| STATED TASK |
Pictures within the data are to be left out; everything else must be reproduced exactly.

| GIVEN MATERIAL |
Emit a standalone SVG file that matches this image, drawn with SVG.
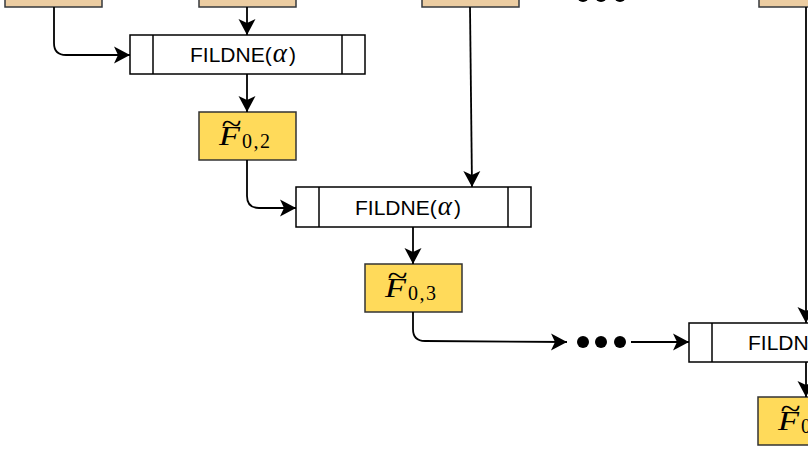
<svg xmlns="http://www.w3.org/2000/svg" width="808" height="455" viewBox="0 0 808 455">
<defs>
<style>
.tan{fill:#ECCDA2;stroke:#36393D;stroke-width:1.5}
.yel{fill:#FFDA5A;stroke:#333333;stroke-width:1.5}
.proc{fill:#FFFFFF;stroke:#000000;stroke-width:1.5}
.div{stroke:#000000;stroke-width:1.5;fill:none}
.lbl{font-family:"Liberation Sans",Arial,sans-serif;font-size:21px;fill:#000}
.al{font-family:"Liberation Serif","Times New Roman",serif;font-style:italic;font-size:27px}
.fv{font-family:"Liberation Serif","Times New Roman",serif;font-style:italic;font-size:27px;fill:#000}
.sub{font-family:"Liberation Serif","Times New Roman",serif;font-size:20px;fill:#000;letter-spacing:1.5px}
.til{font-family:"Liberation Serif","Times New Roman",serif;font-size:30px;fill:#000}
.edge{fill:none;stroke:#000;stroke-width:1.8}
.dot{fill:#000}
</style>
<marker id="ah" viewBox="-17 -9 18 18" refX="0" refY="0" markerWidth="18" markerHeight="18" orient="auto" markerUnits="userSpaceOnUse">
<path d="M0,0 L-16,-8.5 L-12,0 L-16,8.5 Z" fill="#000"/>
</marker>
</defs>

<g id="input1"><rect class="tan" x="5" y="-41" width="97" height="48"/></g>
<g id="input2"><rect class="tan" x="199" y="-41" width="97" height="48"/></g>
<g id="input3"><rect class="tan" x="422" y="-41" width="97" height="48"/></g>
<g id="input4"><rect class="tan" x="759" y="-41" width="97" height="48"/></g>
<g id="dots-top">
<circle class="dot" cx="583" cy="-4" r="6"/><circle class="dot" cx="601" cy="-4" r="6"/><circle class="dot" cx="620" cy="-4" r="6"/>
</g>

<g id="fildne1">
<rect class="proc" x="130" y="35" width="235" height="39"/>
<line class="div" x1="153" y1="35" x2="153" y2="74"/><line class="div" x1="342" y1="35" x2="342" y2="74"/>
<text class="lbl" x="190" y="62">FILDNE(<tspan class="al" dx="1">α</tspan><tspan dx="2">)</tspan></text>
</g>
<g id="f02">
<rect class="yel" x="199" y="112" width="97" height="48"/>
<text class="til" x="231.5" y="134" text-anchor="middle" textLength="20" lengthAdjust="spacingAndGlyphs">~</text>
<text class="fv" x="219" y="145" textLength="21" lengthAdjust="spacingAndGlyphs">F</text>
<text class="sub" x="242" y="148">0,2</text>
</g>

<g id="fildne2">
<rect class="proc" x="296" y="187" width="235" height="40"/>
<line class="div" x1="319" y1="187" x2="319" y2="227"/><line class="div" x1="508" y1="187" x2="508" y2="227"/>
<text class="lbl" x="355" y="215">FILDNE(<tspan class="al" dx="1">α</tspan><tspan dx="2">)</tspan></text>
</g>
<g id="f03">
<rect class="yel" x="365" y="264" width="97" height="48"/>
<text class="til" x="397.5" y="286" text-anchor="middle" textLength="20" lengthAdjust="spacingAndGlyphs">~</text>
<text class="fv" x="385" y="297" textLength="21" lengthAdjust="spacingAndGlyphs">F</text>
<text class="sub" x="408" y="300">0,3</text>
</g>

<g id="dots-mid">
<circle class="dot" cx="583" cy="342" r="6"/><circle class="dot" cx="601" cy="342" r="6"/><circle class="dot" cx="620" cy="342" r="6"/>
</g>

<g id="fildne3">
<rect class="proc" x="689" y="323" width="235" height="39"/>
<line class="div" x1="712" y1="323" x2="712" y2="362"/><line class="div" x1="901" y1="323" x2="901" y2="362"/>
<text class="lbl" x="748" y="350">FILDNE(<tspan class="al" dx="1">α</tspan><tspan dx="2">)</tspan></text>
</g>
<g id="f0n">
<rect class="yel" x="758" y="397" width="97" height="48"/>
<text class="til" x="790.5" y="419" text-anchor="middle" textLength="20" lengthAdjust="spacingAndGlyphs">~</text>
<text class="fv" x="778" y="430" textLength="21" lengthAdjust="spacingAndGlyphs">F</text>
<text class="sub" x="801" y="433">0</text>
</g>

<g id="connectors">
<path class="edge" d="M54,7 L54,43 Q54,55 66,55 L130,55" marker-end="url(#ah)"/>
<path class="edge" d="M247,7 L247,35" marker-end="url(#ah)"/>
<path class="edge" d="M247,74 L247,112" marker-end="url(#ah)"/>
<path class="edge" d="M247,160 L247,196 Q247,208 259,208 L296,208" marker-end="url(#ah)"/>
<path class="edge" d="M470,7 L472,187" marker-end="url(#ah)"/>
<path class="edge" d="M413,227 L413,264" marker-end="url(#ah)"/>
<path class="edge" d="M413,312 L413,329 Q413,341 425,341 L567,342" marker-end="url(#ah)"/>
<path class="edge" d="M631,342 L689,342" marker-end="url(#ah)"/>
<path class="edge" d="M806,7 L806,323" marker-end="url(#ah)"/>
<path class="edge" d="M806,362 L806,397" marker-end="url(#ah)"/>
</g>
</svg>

| RESPONSE TO THIS EXERCISE |
Emit a standalone SVG file that matches this image, drawn with SVG.
<svg xmlns="http://www.w3.org/2000/svg" width="808" height="455" viewBox="0 0 808 455">
<defs>
<style>
.tan{fill:#ECCDA2;stroke:#36393D;stroke-width:1.5}
.yel{fill:#FFDA5A;stroke:#333333;stroke-width:1.5}
.proc{fill:#FFFFFF;stroke:#000000;stroke-width:1.5}
.div{stroke:#000000;stroke-width:1.5;fill:none}
.lbl{font-family:"Liberation Sans",Arial,sans-serif;font-size:21px;fill:#000}
.al{font-family:"Liberation Serif","Times New Roman",serif;font-style:italic;font-size:27px}
.fv{font-family:"Liberation Serif","Times New Roman",serif;font-style:italic;font-size:27px;fill:#000}
.sub{font-family:"Liberation Serif","Times New Roman",serif;font-size:20px;fill:#000;letter-spacing:1.5px}
.til{font-family:"Liberation Serif","Times New Roman",serif;font-size:30px;fill:#000}
.edge{fill:none;stroke:#000;stroke-width:1.8}
.dot{fill:#000}
</style>
<marker id="ah" viewBox="-17 -9 18 18" refX="0" refY="0" markerWidth="18" markerHeight="18" orient="auto" markerUnits="userSpaceOnUse">
<path d="M0,0 L-16,-8.5 L-12,0 L-16,8.5 Z" fill="#000"/>
</marker>
</defs>

<g id="input1"><rect class="tan" x="5" y="-41" width="97" height="48"/></g>
<g id="input2"><rect class="tan" x="199" y="-41" width="97" height="48"/></g>
<g id="input3"><rect class="tan" x="422" y="-41" width="97" height="48"/></g>
<g id="input4"><rect class="tan" x="759" y="-41" width="97" height="48"/></g>
<g id="dots-top">
<circle class="dot" cx="583" cy="-4" r="6"/><circle class="dot" cx="601" cy="-4" r="6"/><circle class="dot" cx="620" cy="-4" r="6"/>
</g>

<g id="fildne1">
<rect class="proc" x="130" y="35" width="235" height="39"/>
<line class="div" x1="153" y1="35" x2="153" y2="74"/><line class="div" x1="342" y1="35" x2="342" y2="74"/>
<text class="lbl" x="190" y="62">FILDNE(<tspan class="al" dx="1">α</tspan><tspan dx="2">)</tspan></text>
</g>
<g id="f02">
<rect class="yel" x="199" y="112" width="97" height="48"/>
<text class="til" x="231.5" y="134" text-anchor="middle" textLength="20" lengthAdjust="spacingAndGlyphs">~</text>
<text class="fv" x="219" y="145" textLength="21" lengthAdjust="spacingAndGlyphs">F</text>
<text class="sub" x="242" y="148">0,2</text>
</g>

<g id="fildne2">
<rect class="proc" x="296" y="187" width="235" height="40"/>
<line class="div" x1="319" y1="187" x2="319" y2="227"/><line class="div" x1="508" y1="187" x2="508" y2="227"/>
<text class="lbl" x="355" y="215">FILDNE(<tspan class="al" dx="1">α</tspan><tspan dx="2">)</tspan></text>
</g>
<g id="f03">
<rect class="yel" x="365" y="264" width="97" height="48"/>
<text class="til" x="397.5" y="286" text-anchor="middle" textLength="20" lengthAdjust="spacingAndGlyphs">~</text>
<text class="fv" x="385" y="297" textLength="21" lengthAdjust="spacingAndGlyphs">F</text>
<text class="sub" x="408" y="300">0,3</text>
</g>

<g id="dots-mid">
<circle class="dot" cx="583" cy="342" r="6"/><circle class="dot" cx="601" cy="342" r="6"/><circle class="dot" cx="620" cy="342" r="6"/>
</g>

<g id="fildne3">
<rect class="proc" x="689" y="323" width="235" height="39"/>
<line class="div" x1="712" y1="323" x2="712" y2="362"/><line class="div" x1="901" y1="323" x2="901" y2="362"/>
<text class="lbl" x="748" y="350">FILDNE(<tspan class="al" dx="1">α</tspan><tspan dx="2">)</tspan></text>
</g>
<g id="f0n">
<rect class="yel" x="758" y="397" width="97" height="48"/>
<text class="til" x="790.5" y="419" text-anchor="middle" textLength="20" lengthAdjust="spacingAndGlyphs">~</text>
<text class="fv" x="778" y="430" textLength="21" lengthAdjust="spacingAndGlyphs">F</text>
<text class="sub" x="801" y="433">0</text>
</g>

<g id="connectors">
<path class="edge" d="M54,7 L54,43 Q54,55 66,55 L130,55" marker-end="url(#ah)"/>
<path class="edge" d="M247,7 L247,35" marker-end="url(#ah)"/>
<path class="edge" d="M247,74 L247,112" marker-end="url(#ah)"/>
<path class="edge" d="M247,160 L247,196 Q247,208 259,208 L296,208" marker-end="url(#ah)"/>
<path class="edge" d="M470,7 L472,187" marker-end="url(#ah)"/>
<path class="edge" d="M413,227 L413,264" marker-end="url(#ah)"/>
<path class="edge" d="M413,312 L413,329 Q413,341 425,341 L567,342" marker-end="url(#ah)"/>
<path class="edge" d="M631,342 L689,342" marker-end="url(#ah)"/>
<path class="edge" d="M806,7 L806,323" marker-end="url(#ah)"/>
<path class="edge" d="M806,362 L806,397" marker-end="url(#ah)"/>
</g>
</svg>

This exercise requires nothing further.